[Direction] Every line holding the string "this" should be gathered.

Figure scripts:
+ + +
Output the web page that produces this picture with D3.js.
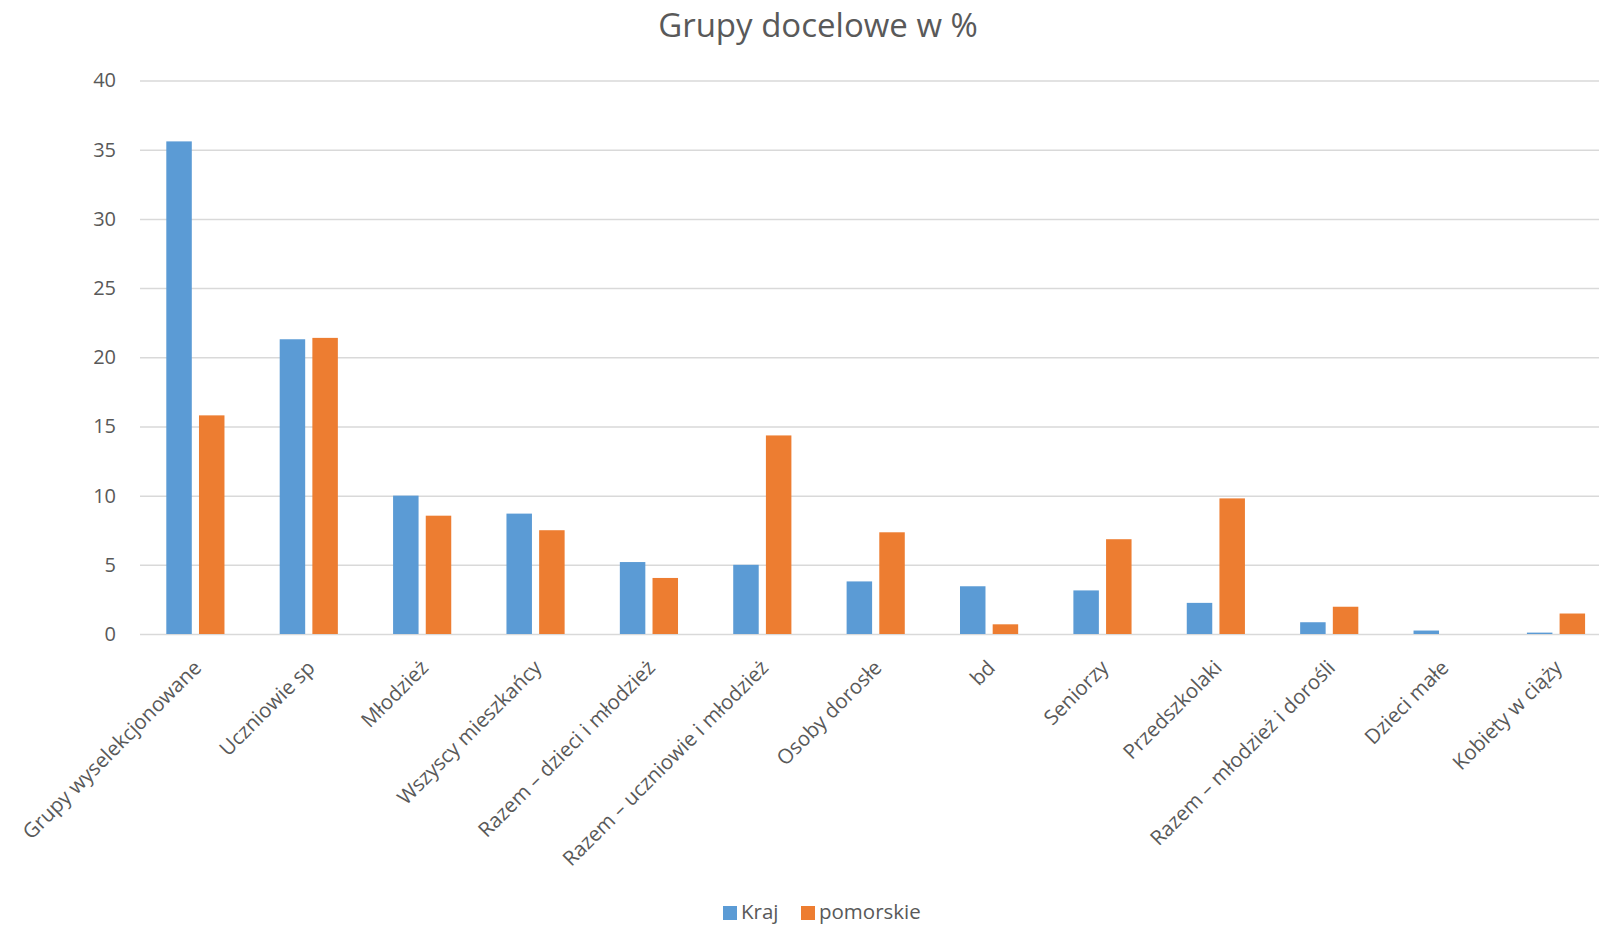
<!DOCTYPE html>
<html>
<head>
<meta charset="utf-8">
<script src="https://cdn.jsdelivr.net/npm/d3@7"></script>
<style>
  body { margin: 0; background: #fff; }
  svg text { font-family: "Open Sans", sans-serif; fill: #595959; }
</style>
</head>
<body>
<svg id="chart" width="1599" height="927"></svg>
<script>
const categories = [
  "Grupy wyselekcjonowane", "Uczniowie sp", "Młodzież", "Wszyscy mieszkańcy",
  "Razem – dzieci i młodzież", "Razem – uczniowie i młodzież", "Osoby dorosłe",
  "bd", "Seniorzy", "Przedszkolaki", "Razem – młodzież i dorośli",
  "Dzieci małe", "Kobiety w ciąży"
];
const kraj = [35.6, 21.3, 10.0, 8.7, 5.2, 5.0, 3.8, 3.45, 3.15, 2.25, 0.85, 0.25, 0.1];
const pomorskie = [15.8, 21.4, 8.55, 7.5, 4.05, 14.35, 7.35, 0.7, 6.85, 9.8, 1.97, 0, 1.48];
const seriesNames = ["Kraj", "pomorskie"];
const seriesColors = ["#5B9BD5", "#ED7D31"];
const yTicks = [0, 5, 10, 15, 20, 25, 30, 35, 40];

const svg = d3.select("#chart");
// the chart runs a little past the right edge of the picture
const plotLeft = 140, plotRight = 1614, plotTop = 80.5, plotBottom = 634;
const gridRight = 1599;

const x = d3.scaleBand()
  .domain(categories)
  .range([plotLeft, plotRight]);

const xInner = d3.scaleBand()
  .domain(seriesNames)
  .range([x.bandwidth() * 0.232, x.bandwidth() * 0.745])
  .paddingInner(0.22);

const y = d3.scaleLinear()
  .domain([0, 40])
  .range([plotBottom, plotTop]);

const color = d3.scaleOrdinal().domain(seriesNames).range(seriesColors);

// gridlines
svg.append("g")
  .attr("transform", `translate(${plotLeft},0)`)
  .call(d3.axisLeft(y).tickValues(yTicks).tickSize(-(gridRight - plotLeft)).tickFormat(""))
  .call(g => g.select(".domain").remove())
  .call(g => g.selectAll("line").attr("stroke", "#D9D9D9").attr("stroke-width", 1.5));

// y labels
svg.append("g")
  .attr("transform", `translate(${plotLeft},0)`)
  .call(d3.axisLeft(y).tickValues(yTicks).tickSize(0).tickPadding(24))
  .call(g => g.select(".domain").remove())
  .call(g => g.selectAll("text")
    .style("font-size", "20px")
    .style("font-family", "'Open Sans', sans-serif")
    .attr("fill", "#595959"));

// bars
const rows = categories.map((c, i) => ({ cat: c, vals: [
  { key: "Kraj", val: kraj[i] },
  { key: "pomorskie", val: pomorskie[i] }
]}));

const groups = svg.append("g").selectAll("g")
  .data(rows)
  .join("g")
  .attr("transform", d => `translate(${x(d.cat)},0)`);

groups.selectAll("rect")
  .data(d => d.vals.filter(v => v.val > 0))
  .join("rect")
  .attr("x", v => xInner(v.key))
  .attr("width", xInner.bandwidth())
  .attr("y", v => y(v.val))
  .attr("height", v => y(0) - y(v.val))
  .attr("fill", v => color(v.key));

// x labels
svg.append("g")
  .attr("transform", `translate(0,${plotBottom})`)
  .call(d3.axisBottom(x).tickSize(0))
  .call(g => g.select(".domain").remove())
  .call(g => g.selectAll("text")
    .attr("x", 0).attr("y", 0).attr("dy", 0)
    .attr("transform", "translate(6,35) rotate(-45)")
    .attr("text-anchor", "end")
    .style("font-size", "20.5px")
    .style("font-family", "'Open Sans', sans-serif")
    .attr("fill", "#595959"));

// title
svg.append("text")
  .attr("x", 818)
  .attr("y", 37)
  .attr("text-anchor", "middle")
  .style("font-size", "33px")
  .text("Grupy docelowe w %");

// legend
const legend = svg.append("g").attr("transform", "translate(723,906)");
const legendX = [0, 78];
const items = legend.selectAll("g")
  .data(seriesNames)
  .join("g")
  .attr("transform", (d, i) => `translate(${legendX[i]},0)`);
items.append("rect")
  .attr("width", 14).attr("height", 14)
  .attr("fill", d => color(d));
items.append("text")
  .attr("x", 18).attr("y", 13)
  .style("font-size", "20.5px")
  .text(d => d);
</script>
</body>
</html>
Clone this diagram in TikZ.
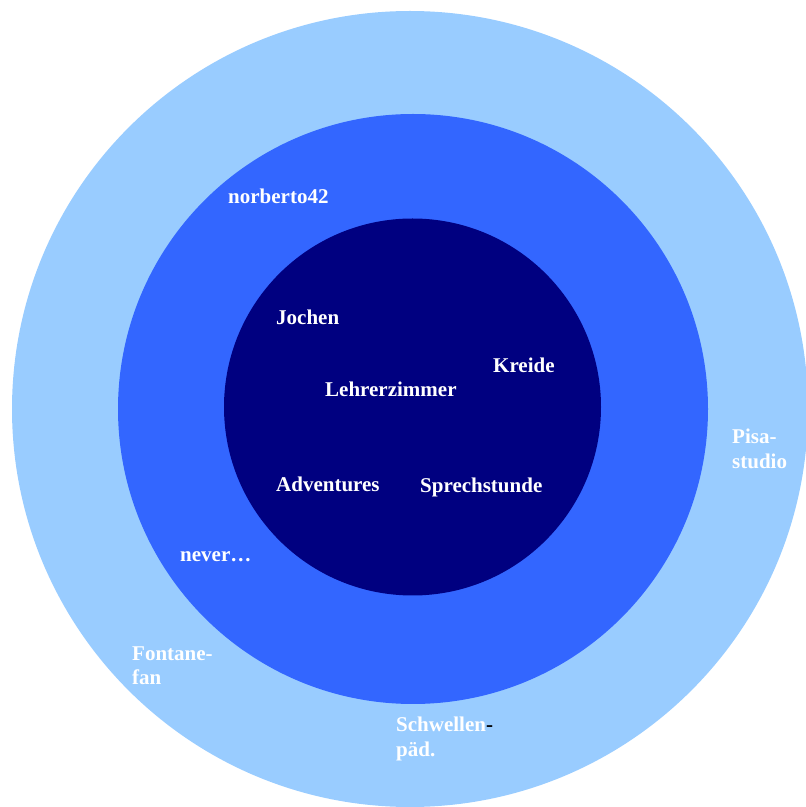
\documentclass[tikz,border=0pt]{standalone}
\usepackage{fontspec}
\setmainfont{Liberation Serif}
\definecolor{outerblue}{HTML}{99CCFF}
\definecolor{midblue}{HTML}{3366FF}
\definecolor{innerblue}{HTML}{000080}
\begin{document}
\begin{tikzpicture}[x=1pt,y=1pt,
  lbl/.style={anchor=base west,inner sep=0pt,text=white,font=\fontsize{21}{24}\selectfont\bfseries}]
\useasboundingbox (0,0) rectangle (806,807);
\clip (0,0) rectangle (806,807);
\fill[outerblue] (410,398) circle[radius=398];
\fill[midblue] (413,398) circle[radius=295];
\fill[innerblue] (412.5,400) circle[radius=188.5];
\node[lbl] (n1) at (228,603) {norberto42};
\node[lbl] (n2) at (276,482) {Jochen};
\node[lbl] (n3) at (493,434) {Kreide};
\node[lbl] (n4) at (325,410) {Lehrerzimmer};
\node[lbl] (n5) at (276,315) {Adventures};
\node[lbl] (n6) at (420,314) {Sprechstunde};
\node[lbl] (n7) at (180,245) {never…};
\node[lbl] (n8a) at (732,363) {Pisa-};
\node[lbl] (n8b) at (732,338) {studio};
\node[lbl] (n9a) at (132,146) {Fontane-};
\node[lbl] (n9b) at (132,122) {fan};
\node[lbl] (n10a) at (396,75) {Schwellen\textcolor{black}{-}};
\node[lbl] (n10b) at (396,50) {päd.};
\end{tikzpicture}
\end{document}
+ + +
[Finished answer]
Output the web page that produces this picture with D3.js.
Clone this diagram in TikZ.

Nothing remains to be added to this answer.